# GIVEN INSTRUCTION
Using the listing below, please print exactly the lines from the one with "What Apache ECharts" through the one with "const ink = '#111';". Leave out every picture.
_____
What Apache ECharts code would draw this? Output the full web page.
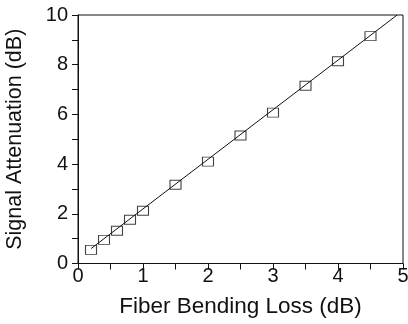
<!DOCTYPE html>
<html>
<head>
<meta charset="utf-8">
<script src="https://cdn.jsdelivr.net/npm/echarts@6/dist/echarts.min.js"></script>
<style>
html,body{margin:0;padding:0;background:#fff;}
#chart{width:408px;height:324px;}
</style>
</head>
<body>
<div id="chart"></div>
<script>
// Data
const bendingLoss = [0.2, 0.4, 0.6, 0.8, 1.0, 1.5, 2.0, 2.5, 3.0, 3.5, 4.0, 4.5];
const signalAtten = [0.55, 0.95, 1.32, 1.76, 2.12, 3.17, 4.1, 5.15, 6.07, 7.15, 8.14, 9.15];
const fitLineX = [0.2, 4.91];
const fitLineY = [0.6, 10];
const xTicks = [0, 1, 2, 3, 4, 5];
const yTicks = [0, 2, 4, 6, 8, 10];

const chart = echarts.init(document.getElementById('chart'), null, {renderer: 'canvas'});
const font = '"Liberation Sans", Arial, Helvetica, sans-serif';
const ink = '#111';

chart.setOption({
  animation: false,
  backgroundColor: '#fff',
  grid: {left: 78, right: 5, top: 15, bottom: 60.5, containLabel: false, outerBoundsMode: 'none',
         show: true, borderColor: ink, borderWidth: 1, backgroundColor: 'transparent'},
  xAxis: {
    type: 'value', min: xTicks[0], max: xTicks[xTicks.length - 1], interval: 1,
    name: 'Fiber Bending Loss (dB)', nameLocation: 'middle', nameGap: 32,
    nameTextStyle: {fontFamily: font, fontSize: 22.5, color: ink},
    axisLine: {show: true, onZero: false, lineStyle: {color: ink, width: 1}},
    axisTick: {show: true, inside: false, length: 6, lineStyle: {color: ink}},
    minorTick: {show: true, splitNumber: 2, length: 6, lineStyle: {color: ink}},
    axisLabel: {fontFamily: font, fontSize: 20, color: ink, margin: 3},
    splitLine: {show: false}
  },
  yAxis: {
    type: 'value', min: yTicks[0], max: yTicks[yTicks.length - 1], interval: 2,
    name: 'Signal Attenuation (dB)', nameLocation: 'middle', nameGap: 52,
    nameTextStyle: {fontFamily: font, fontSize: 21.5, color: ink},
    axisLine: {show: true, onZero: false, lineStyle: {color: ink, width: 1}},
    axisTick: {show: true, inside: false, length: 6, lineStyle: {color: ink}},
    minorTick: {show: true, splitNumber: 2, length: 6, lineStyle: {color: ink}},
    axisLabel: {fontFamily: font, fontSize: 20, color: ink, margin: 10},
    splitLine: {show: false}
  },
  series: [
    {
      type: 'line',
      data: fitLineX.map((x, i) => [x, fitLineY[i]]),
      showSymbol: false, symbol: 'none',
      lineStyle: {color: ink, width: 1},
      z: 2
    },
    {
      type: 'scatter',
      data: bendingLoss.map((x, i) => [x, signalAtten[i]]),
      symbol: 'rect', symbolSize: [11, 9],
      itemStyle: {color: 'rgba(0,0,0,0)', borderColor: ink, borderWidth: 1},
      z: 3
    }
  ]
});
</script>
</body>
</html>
_____
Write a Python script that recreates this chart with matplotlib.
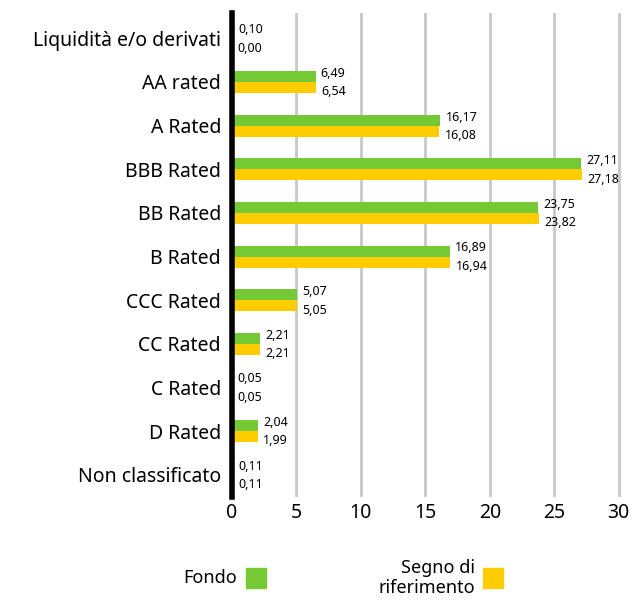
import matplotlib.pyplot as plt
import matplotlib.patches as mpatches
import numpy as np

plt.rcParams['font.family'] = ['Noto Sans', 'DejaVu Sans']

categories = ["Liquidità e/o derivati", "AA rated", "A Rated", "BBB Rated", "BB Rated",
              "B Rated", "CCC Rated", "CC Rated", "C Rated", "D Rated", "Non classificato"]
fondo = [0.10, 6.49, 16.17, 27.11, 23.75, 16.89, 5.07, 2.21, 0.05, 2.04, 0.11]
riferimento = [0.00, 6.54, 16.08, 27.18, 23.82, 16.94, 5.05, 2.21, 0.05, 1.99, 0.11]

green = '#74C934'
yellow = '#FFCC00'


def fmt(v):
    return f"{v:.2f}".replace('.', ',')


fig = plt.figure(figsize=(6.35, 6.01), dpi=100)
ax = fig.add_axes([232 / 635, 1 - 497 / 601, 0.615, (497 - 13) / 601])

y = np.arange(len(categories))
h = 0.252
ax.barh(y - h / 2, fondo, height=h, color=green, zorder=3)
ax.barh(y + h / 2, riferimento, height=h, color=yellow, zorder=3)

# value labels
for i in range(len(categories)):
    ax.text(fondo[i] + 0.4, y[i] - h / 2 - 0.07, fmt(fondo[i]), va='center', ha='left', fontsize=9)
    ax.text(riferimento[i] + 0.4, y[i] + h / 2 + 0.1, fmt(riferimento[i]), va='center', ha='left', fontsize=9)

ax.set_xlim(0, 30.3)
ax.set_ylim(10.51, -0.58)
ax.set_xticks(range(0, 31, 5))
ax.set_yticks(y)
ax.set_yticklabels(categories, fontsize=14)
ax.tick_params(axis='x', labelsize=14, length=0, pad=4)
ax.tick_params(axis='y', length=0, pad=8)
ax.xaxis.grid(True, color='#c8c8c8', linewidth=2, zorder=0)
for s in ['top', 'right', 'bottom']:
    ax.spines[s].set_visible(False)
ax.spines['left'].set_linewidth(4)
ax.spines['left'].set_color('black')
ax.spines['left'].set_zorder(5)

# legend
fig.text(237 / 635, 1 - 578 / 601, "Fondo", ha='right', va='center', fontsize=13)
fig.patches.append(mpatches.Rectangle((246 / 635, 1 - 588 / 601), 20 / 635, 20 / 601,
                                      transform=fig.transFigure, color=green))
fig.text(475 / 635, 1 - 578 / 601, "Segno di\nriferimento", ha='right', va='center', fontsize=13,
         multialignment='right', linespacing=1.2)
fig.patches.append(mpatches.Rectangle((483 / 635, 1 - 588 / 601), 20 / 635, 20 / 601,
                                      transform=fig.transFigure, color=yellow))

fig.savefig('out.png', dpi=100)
_____
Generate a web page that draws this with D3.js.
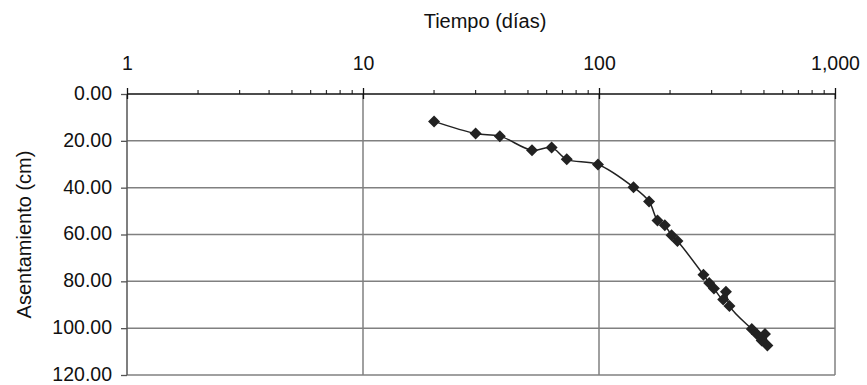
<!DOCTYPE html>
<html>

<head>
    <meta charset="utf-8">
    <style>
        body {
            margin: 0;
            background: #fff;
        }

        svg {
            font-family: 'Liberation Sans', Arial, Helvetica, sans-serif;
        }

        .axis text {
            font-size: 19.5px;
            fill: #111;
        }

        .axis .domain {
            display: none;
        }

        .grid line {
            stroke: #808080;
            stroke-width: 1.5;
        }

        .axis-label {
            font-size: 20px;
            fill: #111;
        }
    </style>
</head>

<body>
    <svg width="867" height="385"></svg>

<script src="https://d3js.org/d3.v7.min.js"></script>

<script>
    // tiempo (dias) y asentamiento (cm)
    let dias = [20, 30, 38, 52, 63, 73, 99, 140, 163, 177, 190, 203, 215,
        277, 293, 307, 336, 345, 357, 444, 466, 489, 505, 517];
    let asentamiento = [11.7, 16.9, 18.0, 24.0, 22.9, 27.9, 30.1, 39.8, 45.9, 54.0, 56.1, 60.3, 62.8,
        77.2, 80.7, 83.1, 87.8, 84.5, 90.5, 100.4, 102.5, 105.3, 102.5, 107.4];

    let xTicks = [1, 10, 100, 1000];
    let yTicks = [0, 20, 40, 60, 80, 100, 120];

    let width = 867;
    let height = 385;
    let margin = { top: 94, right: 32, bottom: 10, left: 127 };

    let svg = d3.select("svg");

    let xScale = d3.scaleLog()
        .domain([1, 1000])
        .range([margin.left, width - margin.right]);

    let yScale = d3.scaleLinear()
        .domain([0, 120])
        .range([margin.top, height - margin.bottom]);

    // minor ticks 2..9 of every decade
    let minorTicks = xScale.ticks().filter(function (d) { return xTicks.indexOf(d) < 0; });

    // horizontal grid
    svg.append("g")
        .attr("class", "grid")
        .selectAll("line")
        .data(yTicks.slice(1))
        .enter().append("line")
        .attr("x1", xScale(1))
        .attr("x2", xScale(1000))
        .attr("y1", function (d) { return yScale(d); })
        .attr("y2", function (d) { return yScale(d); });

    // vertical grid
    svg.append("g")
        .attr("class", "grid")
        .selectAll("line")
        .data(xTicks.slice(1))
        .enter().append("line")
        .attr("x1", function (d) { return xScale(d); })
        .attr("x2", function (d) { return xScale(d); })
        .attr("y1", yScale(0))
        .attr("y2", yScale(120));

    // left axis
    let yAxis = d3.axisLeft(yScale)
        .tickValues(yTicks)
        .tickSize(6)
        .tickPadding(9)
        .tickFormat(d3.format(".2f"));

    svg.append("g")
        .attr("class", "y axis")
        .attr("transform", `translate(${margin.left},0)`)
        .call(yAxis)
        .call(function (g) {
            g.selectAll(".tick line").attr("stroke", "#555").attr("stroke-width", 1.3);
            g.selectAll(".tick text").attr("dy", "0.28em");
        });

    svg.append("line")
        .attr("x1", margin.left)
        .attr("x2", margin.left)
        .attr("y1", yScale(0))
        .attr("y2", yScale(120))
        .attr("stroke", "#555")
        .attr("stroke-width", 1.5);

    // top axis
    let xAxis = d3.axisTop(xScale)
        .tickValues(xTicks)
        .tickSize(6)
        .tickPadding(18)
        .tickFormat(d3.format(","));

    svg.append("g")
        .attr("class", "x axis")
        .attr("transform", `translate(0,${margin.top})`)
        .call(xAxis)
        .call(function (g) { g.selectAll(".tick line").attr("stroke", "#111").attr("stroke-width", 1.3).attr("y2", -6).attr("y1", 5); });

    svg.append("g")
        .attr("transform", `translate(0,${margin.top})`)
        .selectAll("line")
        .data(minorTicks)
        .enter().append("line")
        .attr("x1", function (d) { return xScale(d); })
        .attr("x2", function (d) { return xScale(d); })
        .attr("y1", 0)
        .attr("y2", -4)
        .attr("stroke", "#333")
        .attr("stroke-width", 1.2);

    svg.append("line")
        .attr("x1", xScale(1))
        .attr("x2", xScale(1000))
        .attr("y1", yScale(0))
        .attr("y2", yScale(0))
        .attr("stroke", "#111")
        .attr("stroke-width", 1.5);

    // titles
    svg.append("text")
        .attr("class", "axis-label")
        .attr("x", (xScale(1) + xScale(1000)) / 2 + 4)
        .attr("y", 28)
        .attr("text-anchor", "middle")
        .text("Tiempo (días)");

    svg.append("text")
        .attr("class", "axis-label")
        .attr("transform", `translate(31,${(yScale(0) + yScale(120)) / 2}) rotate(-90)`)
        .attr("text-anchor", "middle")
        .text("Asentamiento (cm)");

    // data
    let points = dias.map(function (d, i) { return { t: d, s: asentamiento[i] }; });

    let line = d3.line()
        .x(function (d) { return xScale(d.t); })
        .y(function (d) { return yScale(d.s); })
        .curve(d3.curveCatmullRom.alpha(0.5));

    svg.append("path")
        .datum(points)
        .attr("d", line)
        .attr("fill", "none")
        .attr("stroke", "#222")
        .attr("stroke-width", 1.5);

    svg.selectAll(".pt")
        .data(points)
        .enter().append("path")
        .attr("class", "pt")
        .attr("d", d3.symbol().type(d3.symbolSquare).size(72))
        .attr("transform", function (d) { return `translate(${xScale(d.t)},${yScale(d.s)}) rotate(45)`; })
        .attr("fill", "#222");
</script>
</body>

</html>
_____
# FULL OUTPUT
What Apache ECharts code would draw this? Output the full web page.
<!DOCTYPE html>
<html>
<head>
<meta charset="utf-8">
<script src="https://cdn.jsdelivr.net/npm/echarts@6/dist/echarts.min.js"></script>
<style>
html,body{margin:0;padding:0;background:#fff;}
#chart{width:408px;height:324px;}
</style>
</head>
<body>
<div id="chart"></div>
<script>
// Data
const bendingLoss = [0.2, 0.4, 0.6, 0.8, 1.0, 1.5, 2.0, 2.5, 3.0, 3.5, 4.0, 4.5];
const signalAtten = [0.55, 0.95, 1.32, 1.76, 2.12, 3.17, 4.1, 5.15, 6.07, 7.15, 8.14, 9.15];
const fitLineX = [0.2, 4.91];
const fitLineY = [0.6, 10];
const xTicks = [0, 1, 2, 3, 4, 5];
const yTicks = [0, 2, 4, 6, 8, 10];

const chart = echarts.init(document.getElementById('chart'), null, {renderer: 'canvas'});
const font = '"Liberation Sans", Arial, Helvetica, sans-serif';
const ink = '#111';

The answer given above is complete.